The Canadian economic landscape presents a dynamic intersection of rising headline inflation and a surprisingly robust labour market. Following a net contraction in early 2026, the latest employment figures reveal a notable rebound. The addition of 88,000 jobs in May, bringing the unemployment rate down to 6.6%, contrasts with earlier economic narratives of an impending slowdown. Simultaneously, the latest inflation report from Statistics Canada indicates a headline rate of 2.8% for April, up from 2.4% in March. This acceleration was heavily concentrated in energy costs, while core inflation metrics continued to moderate. Analyzing the convergence of these two indicators offers crucial insights into the current trajectory of the staffing and labour markets.

The Inflationary Context and Wage Dynamics

While headline inflation sits at 2.8%, the underlying data reveals a divided pricing environment. A 19.2% surge in energy prices has driven up transportation costs, placing immediate pressure on household budgets and corporate logistics operations. However, excluding gasoline, consumer price growth actually slowed to 2.0%.


For the labour market, this dynamic is significant. Average hourly wages rose by 3.0% year-over-year in May, a deceleration from the 4.5% growth seen in April. This cooling wage growth, aligning more closely with core inflation rather than headline energy spikes, suggests that employers are successfully holding the line on compensation increases despite higher costs at the pump. The power dynamic in hiring is shifting toward a more balanced state, where wage expectations are tempering alongside a stabilization in core prices.

Sectoral Expansion and Staffing Demand

The impressive overall addition of jobs was largely driven by full-time positions, indicating strong employer confidence in specific sectors. Construction emerged as the leading driver of employment, adding 27,000 jobs in May. This surge reflects ongoing investments in infrastructure and the persistent demand for housing development, signaling sustained staffing needs for skilled trades, project managers, and engineering professionals.

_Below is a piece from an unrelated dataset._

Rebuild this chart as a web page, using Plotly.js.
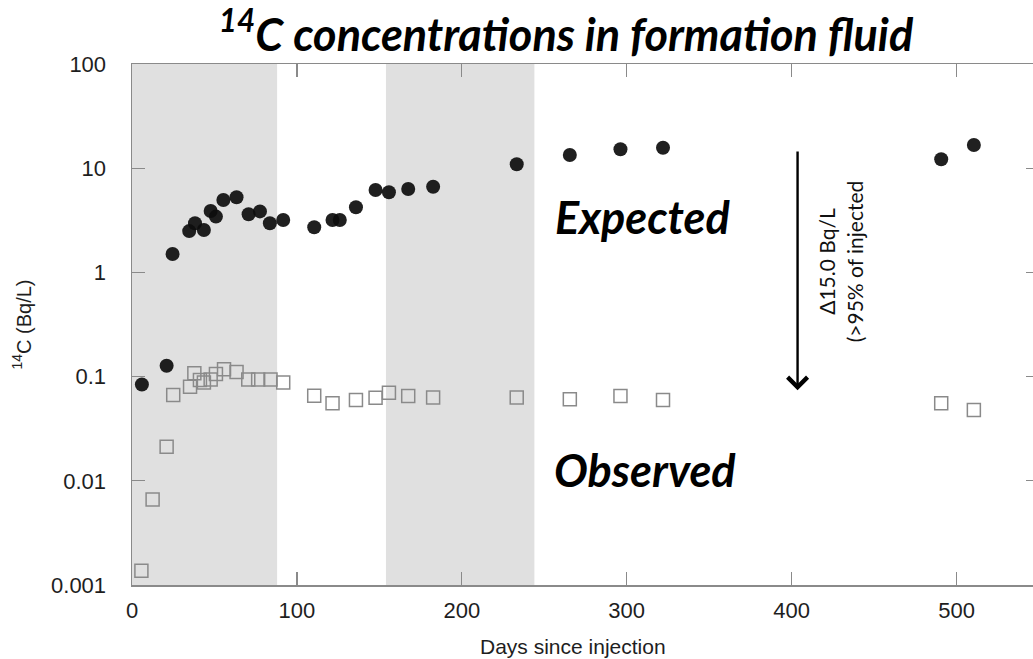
<!DOCTYPE html>
<html>
<head>
<meta charset="utf-8">
<script src="https://cdn.plot.ly/plotly-3.0.1.min.js"></script>
<style>
  html, body { margin: 0; padding: 0; overflow: hidden; background: #fff; }
  #chart { width: 1046px; height: 659px; }
</style>
</head>
<body>
<div id="chart"></div>
<script>
// Expected 14C (filled circles)
const expectedDays = [6, 21, 24.6, 34.7, 38.2, 43.6, 47.7, 50.9, 55.4, 63.4, 70.7, 77.6, 83.6, 91.7,
  110.5, 121.6, 126, 135.8, 147.7, 155.8, 167.5, 182.6, 233.3, 265.5, 296.2, 322, 490.7, 510.5];
const expectedValues = [0.084, 0.127, 1.5, 2.49, 2.96, 2.55, 3.88, 3.43, 4.95, 5.26, 3.61, 3.85, 2.96, 3.18,
  2.71, 3.18, 3.18, 4.22, 6.18, 5.87, 6.31, 6.63, 10.9, 13.4, 15.2, 15.7, 12.2, 16.7];

// Observed 14C (open squares)
const observedDays = [5.7, 12.5, 21, 25, 35.2, 37.8, 41.2, 43.6, 47.7, 50.9, 55.8, 63.4, 70.5, 76.5, 84, 91.7,
  110.5, 121.6, 135.8, 147.7, 155.8, 167.5, 182.6, 233.3, 265.5, 296.2, 322, 490.7, 510.5];
const observedValues = [0.00137, 0.0066, 0.0212, 0.0666, 0.080, 0.1077, 0.0927, 0.088, 0.094, 0.106, 0.1175, 0.111,
  0.094, 0.094, 0.094, 0.088,
  0.0656, 0.0555, 0.0596, 0.0628, 0.070, 0.065, 0.063, 0.063, 0.0605, 0.065, 0.0596, 0.0555, 0.0478];

// Shaded periods (days)
const shadedPeriods = [[0, 88], [154, 244]];

// Tick labels
const yTickVals = [0.001, 0.01, 0.1, 1, 10, 100];
const yTickText = ['0.001', '0.01', '0.1', '1', '10', '100'];
const xTickVals = [0, 100, 200, 300, 400, 500];

const traces = [
  {
    x: expectedDays, y: expectedValues, type: 'scatter', mode: 'markers', name: 'Expected',
    marker: { symbol: 'circle', size: 14, color: '#0d0d0d', opacity: 0.92 },
    hoverinfo: 'x+y'
  },
  {
    x: observedDays, y: observedValues, type: 'scatter', mode: 'markers', name: 'Observed',
    marker: { symbol: 'square-open', size: 13, color: '#8a8a8a', line: { width: 1.5, color: '#8a8a8a' } },
    hoverinfo: 'x+y'
  }
];

const shapes = shadedPeriods.map(p => ({
  type: 'rect', xref: 'x', yref: 'paper', x0: p[0], x1: p[1], y0: 0, y1: 1,
  fillcolor: '#e0e0e0', line: { width: 0 }, layer: 'below'
}));

const tickFont = { family: 'Liberation Sans, Arial, sans-serif', size: 22, color: '#1e1e1e' };
const titleFont = { family: 'Liberation Sans, Arial, sans-serif', size: 21, color: '#1e1e1e' };
const calib = 'Lato, Open Sans, sans-serif';

const layout = {
  width: 1046, height: 659,
  margin: { l: 132, r: 6.5, t: 64, b: 74 },
  paper_bgcolor: '#ffffff', plot_bgcolor: '#ffffff',
  showlegend: false,
  title: {
    text: '<sup>14</sup>C concentrations in formation fluid',
    font: { family: calib, size: 45, color: '#000', weight: 'bold', style: 'italic' },
    x: 566 / 1046, xref: 'container', xanchor: 'center',
    y: 1 - 35 / 659, yref: 'container', yanchor: 'middle'
  },
  xaxis: {
    range: [0, 550], tickvals: xTickVals, ticks: 'inside', ticklen: 13, tickwidth: 1.2, tickcolor: '#8a8a8a',
    showline: true, linecolor: '#8a8a8a', linewidth: 1.5, mirror: 'ticks', showgrid: false, zeroline: false,
    tickfont: tickFont, ticklabelstandoff: 5
  },
  yaxis: {
    type: 'log', range: [-3, 2], tickvals: yTickVals, ticktext: yTickText,
    ticks: 'inside', ticklen: 13, tickwidth: 1.2, tickcolor: '#8a8a8a',
    showline: true, linecolor: '#8a8a8a', linewidth: 1.5, mirror: 'ticks', showgrid: false, zeroline: false,
    tickfont: tickFont, ticklabelstandoff: 20,
    title: { text: '<sup>14</sup>C (Bq/L)', font: { family: 'Liberation Sans, Arial, sans-serif', size: 20, color: '#1e1e1e' }, standoff: 14 }
  },
  shapes: shapes,
  annotations: [
    {
      xref: 'paper', yref: 'paper', x: (573 - 132) / 907.5, y: -0.118, text: 'Days since injection', showarrow: false,
      font: titleFont, xanchor: 'center', yanchor: 'middle'
    },
    {
      xref: 'x', yref: 'y', x: 309.7, y: 0.532, text: '<b><i>Expected</i></b>', showarrow: false,
      font: { family: calib, size: 45, color: '#000' }, xanchor: 'center', yanchor: 'middle'
    },
    {
      xref: 'x', yref: 'y', x: 311, y: -1.896, text: '<b><i>Observed</i></b>', showarrow: false,
      font: { family: calib, size: 45, color: '#000' }, xanchor: 'center', yanchor: 'middle'
    },
    {
      xref: 'x', yref: 'y', axref: 'x', ayref: 'y',
      x: 403.6, y: -1.13, ax: 403.6, ay: 1.175, text: '', showarrow: true,
      arrowhead: 4, arrowsize: 1.6, arrowwidth: 2.4, arrowcolor: '#000'
    },
    {
      xref: 'x', yref: 'y', x: 429.5, y: 0.109, text: 'Δ15.0 Bq/L<br>(>95% of injected', showarrow: false,
      textangle: -90, font: { family: calib, size: 21, color: '#111' }, xanchor: 'center', yanchor: 'middle'
    }
  ]
};

Plotly.newPlot('chart', traces, layout, { displayModeBar: false, staticPlot: true });
</script>
</body>
</html>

The information, culture, and recreation sectors also experienced a strong pickup, alongside accommodation and food services. The addition of 17,000 jobs in the latter category demonstrates that consumer spending on experiences and dining remains resilient despite the energy-driven inflation spike. Furthermore, the transportation and warehousing sector grew by 19,000 positions, likely a direct response to evolving supply chain strategies and the necessity to manage the logistics of higher fuel costs. Staffing agencies operating within these expanding sectors will likely see sustained demand for both skilled and frontline talent.